* _Information supplied_
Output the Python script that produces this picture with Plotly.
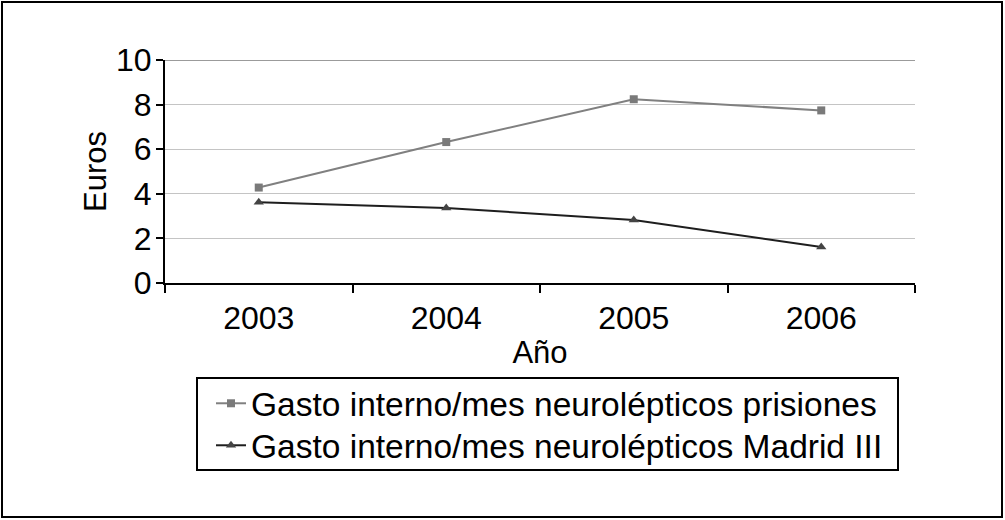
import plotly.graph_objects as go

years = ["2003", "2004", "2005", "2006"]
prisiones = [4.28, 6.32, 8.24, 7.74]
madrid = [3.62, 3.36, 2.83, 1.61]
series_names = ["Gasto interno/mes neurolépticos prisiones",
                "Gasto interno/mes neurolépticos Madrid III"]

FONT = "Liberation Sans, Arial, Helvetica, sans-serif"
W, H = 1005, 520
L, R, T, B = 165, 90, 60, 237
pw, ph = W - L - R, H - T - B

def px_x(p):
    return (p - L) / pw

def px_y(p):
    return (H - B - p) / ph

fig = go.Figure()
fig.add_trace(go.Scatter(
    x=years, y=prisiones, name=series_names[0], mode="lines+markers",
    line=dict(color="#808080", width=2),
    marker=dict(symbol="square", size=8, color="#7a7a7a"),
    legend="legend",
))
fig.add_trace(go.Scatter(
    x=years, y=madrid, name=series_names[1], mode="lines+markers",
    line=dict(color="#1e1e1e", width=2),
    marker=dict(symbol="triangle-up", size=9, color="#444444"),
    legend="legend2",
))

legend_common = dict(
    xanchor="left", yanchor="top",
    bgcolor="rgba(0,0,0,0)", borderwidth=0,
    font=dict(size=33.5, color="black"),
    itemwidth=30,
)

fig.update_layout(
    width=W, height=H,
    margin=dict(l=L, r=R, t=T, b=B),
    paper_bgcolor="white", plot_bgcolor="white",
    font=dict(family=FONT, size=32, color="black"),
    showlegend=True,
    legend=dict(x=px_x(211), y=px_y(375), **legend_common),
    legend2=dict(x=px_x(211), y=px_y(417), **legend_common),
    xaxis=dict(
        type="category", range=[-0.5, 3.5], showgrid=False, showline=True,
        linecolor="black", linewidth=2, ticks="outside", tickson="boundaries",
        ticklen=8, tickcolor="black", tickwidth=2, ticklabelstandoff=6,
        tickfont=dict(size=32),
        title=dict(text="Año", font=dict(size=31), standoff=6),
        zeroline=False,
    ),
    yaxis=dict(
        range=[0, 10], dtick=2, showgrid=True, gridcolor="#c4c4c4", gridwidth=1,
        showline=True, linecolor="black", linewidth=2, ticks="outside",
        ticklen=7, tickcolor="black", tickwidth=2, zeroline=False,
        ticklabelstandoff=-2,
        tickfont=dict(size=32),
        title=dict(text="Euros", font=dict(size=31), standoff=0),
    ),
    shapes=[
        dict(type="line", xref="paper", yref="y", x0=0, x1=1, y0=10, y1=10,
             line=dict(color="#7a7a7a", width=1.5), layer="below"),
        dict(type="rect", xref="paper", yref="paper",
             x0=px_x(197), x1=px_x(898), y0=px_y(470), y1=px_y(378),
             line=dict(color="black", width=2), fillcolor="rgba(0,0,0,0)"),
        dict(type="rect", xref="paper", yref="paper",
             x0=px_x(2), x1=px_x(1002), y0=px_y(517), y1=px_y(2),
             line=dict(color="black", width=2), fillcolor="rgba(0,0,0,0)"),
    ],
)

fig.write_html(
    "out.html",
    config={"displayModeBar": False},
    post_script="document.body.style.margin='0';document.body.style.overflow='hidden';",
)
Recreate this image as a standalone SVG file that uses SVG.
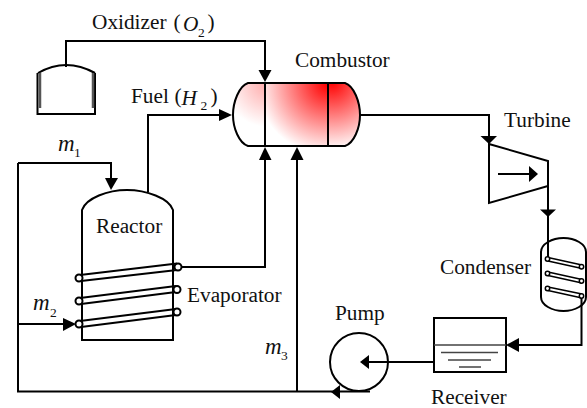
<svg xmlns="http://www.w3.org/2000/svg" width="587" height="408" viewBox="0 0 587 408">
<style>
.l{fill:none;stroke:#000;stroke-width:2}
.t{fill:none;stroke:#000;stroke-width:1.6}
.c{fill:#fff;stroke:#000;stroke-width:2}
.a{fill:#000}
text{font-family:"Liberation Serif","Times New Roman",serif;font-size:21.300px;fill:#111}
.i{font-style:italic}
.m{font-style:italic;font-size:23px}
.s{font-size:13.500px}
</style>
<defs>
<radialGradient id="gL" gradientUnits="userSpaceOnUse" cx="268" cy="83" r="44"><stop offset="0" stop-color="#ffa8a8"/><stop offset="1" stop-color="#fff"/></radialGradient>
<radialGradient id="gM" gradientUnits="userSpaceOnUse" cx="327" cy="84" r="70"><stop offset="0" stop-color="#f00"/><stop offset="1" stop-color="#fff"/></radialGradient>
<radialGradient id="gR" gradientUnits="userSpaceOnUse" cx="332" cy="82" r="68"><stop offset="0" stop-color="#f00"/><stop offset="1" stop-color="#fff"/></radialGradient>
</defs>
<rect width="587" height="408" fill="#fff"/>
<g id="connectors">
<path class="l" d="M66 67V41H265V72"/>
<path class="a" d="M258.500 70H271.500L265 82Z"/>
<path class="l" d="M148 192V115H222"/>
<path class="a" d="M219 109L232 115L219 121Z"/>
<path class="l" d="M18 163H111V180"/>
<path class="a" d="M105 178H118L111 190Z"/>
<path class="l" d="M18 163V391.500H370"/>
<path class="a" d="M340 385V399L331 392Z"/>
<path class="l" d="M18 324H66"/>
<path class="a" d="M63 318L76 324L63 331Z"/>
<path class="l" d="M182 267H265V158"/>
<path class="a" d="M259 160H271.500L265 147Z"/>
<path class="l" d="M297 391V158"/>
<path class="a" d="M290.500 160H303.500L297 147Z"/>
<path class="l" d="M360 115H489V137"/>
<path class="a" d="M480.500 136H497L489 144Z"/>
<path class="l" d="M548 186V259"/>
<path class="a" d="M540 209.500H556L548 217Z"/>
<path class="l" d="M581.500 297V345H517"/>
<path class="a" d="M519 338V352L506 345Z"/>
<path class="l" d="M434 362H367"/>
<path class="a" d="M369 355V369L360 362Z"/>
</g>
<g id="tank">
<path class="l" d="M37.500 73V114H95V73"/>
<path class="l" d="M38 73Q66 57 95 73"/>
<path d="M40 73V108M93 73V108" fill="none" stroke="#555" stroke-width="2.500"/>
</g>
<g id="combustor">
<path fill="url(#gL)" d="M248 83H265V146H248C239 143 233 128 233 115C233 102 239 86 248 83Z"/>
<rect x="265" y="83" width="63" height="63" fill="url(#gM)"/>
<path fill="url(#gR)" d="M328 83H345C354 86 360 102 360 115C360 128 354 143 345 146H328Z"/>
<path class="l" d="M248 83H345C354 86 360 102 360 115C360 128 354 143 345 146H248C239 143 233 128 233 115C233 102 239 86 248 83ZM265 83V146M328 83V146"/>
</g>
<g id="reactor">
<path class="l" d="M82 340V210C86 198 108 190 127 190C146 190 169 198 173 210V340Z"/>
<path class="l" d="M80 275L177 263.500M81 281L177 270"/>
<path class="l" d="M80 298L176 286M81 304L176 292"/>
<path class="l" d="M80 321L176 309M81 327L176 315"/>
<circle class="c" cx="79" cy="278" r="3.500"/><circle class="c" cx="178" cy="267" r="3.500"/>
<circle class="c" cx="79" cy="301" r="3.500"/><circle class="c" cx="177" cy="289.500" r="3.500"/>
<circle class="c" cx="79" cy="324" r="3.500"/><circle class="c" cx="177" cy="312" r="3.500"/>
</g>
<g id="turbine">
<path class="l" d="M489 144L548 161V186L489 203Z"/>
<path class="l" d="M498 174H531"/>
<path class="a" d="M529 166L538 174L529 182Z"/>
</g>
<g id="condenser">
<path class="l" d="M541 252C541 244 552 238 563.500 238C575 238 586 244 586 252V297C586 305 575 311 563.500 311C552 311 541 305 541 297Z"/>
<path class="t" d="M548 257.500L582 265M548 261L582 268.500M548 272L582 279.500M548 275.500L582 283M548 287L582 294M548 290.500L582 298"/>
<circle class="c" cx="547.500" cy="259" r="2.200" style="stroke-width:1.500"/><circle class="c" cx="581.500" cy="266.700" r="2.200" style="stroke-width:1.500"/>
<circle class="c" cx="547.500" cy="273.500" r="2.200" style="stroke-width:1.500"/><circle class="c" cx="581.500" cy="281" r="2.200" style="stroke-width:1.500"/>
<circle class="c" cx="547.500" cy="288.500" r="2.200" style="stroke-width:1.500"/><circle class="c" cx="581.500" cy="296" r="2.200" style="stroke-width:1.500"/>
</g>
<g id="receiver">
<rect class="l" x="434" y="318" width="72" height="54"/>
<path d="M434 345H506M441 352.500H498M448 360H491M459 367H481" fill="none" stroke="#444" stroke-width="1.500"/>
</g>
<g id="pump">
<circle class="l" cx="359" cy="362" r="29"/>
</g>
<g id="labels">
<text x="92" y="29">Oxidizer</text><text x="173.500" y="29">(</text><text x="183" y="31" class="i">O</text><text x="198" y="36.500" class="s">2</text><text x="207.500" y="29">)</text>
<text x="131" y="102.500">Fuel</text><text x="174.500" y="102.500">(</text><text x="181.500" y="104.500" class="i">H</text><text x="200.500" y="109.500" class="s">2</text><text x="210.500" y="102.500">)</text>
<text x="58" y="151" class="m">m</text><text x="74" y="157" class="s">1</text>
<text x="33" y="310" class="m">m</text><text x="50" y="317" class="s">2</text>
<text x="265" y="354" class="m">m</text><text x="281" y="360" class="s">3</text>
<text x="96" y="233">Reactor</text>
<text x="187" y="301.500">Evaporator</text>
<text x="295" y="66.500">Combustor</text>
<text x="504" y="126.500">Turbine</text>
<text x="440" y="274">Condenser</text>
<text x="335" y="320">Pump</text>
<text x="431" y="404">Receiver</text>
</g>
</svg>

* _Instruction_
Write out, word for word, the lines from the start of the data through the one holding "import plotly.graph_objects as go". Omit pictures.

* _Expected answer_
Output the Python script that produces this picture with Plotly.
import plotly.graph_objects as go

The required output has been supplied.